The United States is the world's biggest polluters and the only major power to pull out of the Kyoto treaty, although the remaining signatories on Monday agreed to adhere to the targets anyway at a meeting in Bonn. "It's a scandal that the White House won't step up to (the issue) and Seattle has to," said City Councilor Jim Compton. Seattle has a decidedly green advantage over the rest of the nation, drawing most of its electricity from hydropower dams strung across raging rivers slicing through the U.S. Northwest. And in fact those very dams fuel sharp criticism from environmentalists for blocking migrating salmon, including several endangered species. Still, praise rolled in from various green groups for Seattle's efforts to go "climate neutral." "Seattle Mayor Paul Schell is providing the environmental leadership that is so obviously lacking in Washington, D.C.," said Daniel Lashof, head climate scientist at the National Resources Defense Council. Local residents, including many vocal environmentalists, voted heavily against Bush in last year's presidential election, though the statewide Washington ballot gave only a narrow victory to former Vice President Al Gore. Schell said he had not talked directly to Bush but noted that Bush's Environmental Protection Agency Administrator Christine Todd Whitman had expressed an interest in local conservation programs during a recent visit.

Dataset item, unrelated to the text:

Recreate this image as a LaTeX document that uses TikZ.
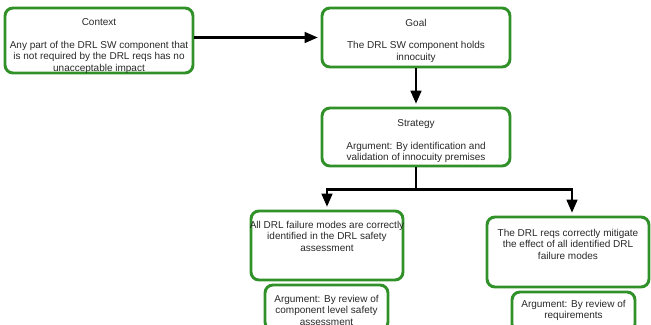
\documentclass[tikz,border=0pt]{standalone}
\usepackage{fontspec}
\setmainfont{Liberation Sans}
\usetikzlibrary{arrows.meta, positioning}
\definecolor{gsngreen}{RGB}{48,145,40}
\definecolor{gsntext}{RGB}{40,40,40}

\begin{document}
\begin{tikzpicture}[x=0.75pt, y=0.75pt,
  box/.style={draw=gsngreen, line width=2.2pt, rounded corners=6pt, inner sep=0pt},
  txt/.style={align=center, inner sep=0pt, text=gsntext, font=\fontsize{7.5}{8.5}\selectfont},
  arr/.style={draw, line width=2pt, -{Triangle[length=10pt, width=8pt]}, shorten >=2pt}]
  \useasboundingbox (0,0) rectangle (651,-325);
  % the boxes
  \node[box, minimum width=141pt, minimum height=48.75pt] (ctx) at (99,-40.5) {};
  \node[box, minimum width=141pt, minimum height=44.25pt] (goal) at (416,-37.5) {};
  \node[box, minimum width=141pt, minimum height=43.5pt] (strat) at (416,-137) {};
  \node[box, minimum width=114pt, minimum height=51.75pt] (fail) at (327,-245.5) {};
  \node[box, minimum width=121.5pt, minimum height=52.5pt] (mitig) at (568,-252) {};
  \node[box, minimum width=92.25pt, minimum height=33.75pt] (failarg) at (326.5,-307.5) {};
  \node[box, minimum width=92.25pt, minimum height=30pt] (mitigarg) at (573.5,-312) {};
  % the texts
  \node[txt, below=9pt of ctx.north] (ctxtxt) {Context\\[8.5pt]Any part of the DRL SW component that\\is not required by the DRL reqs has no\\unacceptable impact};
  \node[txt, below=9pt of goal.north] (goaltxt) {Goal\\[8.5pt]The DRL SW component holds\\innocuity};
  \node[txt, below=9.5pt of strat.north] (strattxt) {Strategy\\[8.5pt]Argument: By identification and\\validation of innocuity premises};
  \node[txt, below=8.5pt of fail.north] (failtxt) {All DRL failure modes are correctly\\identified in the DRL safety\\assessment};
  \node[txt, below=10pt of mitig.north] (mitigtxt) {The DRL reqs correctly mitigate\\the effect of all identified DRL\\failure modes};
  \node[txt, below=8.5pt of failarg.north] (failargtxt) {Argument: By review of\\component level safety\\assessment};
  \node[txt, below=7pt of mitigarg.north] (mitigargtxt) {Argument: By review of\\requirements};
  % the connectors
  \draw[arr] (ctx.east |- goal.west) -- (goal.west);
  \draw[arr] (goal) -- (strat);
  \coordinate (branch) at ([yshift=-16.5pt]strat.south);
  \draw[arr] (strat.south) -- (branch) -| (fail.north);
  \draw[arr] (branch) -| ([xshift=3pt]mitig.north);
\end{tikzpicture}
\end{document}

"Schell hopes to marshal support from other U.S. municipalities before taking Seattle's arguments directly to the White House. Beyond addressing local demand for green policies, Seattle officials also see themselves on the front line of the global warming debate, with big potential environmental threats right in their own backyard. Two years of drought have drained the region's reservoirs, rivers and mountain snowpack to dangerously low levels, forcing a temporary shutdown of a dozen hydroelectricity-powered aluminum smelters, pitting farmers against salmon in a battle for precious water and disrupting power supplies up and down the west coast. "The cost of not acting could be extraordinarily high. At its current pace global warming will reduce the region's snowpack by 50 percent over the next 50 years, threatening drinking water, irrigation and hydroelectric supplies," the city said in a statement. Seattle residents and companies have responded to a call for water and power conservation during the drought, helping hold down utility rate hikes, the city has said."